The model’s short-term prediction capabilities under different sea conditions exhibit strong robustness, especially in stable conditions, where it can accurately determine the length of the resting period, providing reliable support for helicopter landings. However, under conditions with rapid changes in motion, the model’s prediction accuracy declines, suggesting that future research should focus on enhancing the model’s adaptability to complex sea conditions. Specifically, considerations should be given to improving the model’s scalability and adaptability to ensure consistent prediction accuracy across various sea conditions.
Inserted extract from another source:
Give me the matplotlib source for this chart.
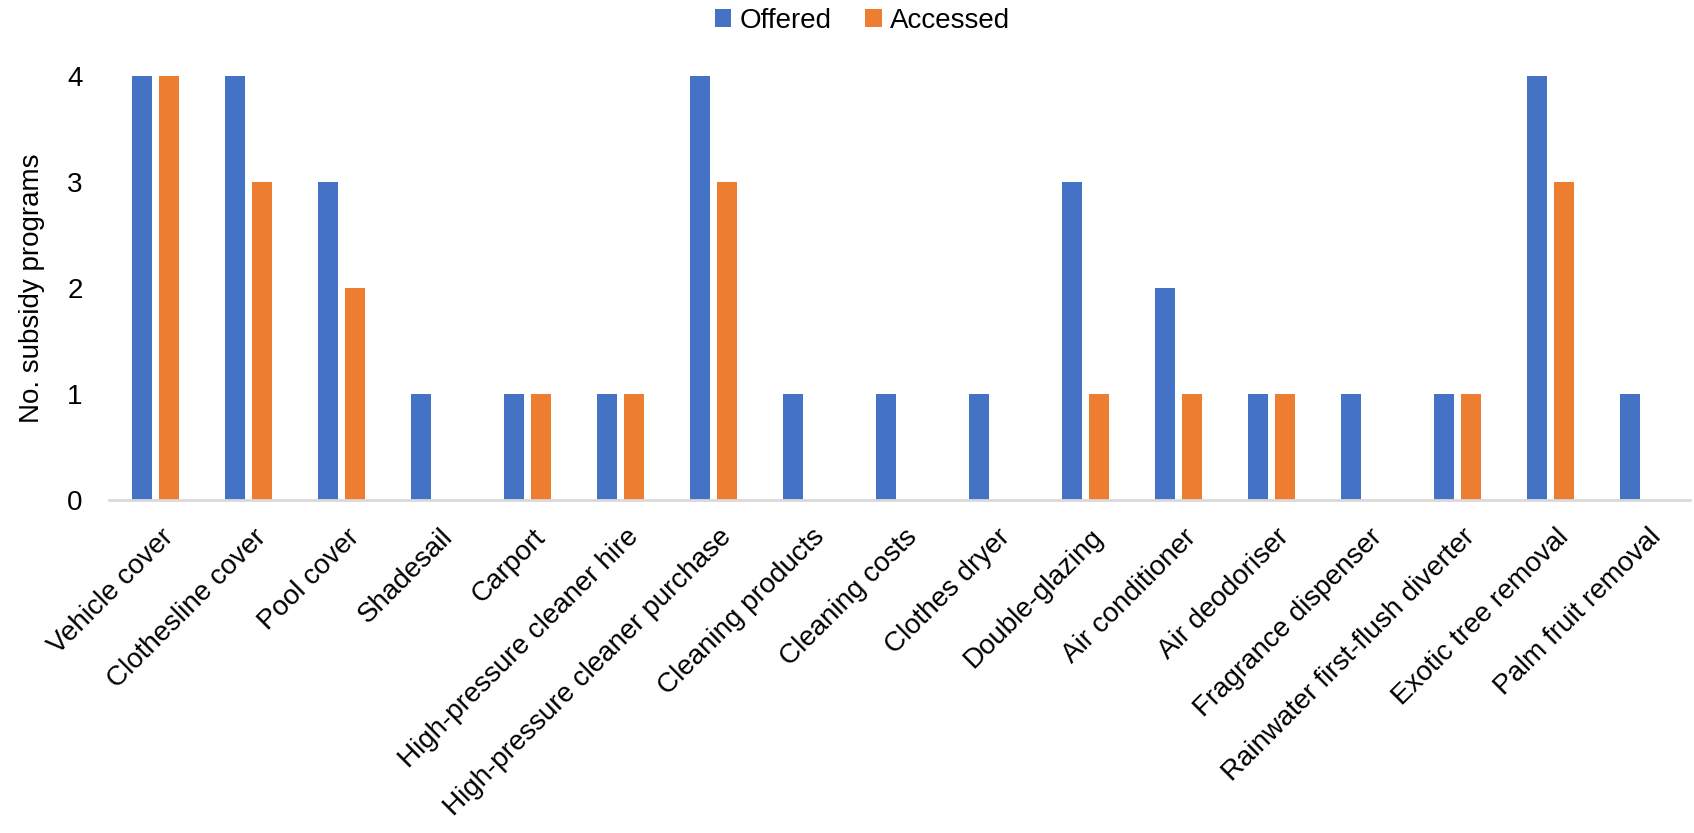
import numpy as np
import matplotlib.pyplot as plt
from matplotlib.transforms import ScaledTranslation

categories = ["Vehicle cover", "Clothesline cover", "Pool cover", "Shadesail",
              "Carport", "High-pressure cleaner hire",
              "High-pressure cleaner purchase", "Cleaning products",
              "Cleaning costs", "Clothes dryer", "Double-glazing",
              "Air conditioner", "Air deodoriser", "Fragrance dispenser",
              "Rainwater first-flush diverter", "Exotic tree removal",
              "Palm fruit removal"]
offered = [4, 4, 3, 1, 1, 1, 4, 1, 1, 1, 3, 2, 1, 1, 1, 4, 1]
accessed = [4, 3, 2, 0, 1, 1, 3, 0, 0, 0, 1, 1, 1, 0, 1, 3, 0]

plt.rcParams['font.family'] = ['Liberation Sans', 'DejaVu Sans']
fs = 20

fig = plt.figure(figsize=(16.94, 8.33), dpi=100)
ax = fig.add_axes([109 / 1694, 1 - 500 / 833, 1581 / 1694, 424 / 833])

x = np.arange(len(categories))
w = 0.225
ax.bar(x - 0.145, offered, w, color="#4472C4", label="Offered")
ax.bar(x + 0.145, accessed, w, color="#ED7D31", label="Accessed")

ax.set_xlim(-0.5, len(categories) - 0.5)
ax.set_ylim(0, 4)
ax.set_yticks([0, 1, 2, 3, 4])
ax.set_xticks(x)
ax.set_xticklabels(categories, rotation=45, ha="right", va="center",
                   rotation_mode="anchor")
ax.tick_params(axis="both", length=0, labelsize=fs)
ax.tick_params(axis="x", pad=24)
ax.tick_params(axis="y", pad=19)

# nudge the slanted labels a little to the right
shift = ScaledTranslation(14 / 100, 0, fig.dpi_scale_trans)
for lbl in ax.get_xticklabels():
    lbl.set_transform(lbl.get_transform() + shift)

for s in ["top", "right", "left"]:
    ax.spines[s].set_visible(False)
ax.spines["bottom"].set_color("#d9d9d9")
ax.spines["bottom"].set_linewidth(2)

ax.set_ylabel("No. subsidy programs", fontsize=fs, labelpad=16)

fig.legend(loc="center", bbox_to_anchor=(0.509, 1 - 21 / 833), ncol=2,
           frameon=False, fontsize=fs, handlelength=0.6, handleheight=0.6,
           handletextpad=0.3, columnspacing=1.2)

fig.savefig("out.png", dpi=100)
Future research will focus on the three main directions: first, further optimizing the LSTM model structure to improve the prediction accuracy under rapidly changing conditions; second, exploring multi-model fusion techniques by integrating other machine learning or physical models to enhance the model’s applicability in complex sea conditions; and third, optimizing data transmission and processing mechanisms to ensure that the model maintains a high prediction accuracy under more stringent real-time requirements.

6. Conclusions

This paper presents a method for predicting ship motion across multiple degrees of freedom and resting periods using LSTM, which was validated through experimental analysis. The application of this method in practical engineering demonstrates its strong applicability and feasibility, providing robust support for the safe landing of shipborne helicopters and suggesting directions for future research.

In summary, the findings of this study offer substantial technical support for practical applications in the field of ship and marine engineering and provide valuable insights for future research endeavors. These conclusions not only enrich theoretical research in this field, but also offer practical guidance for engineering practice.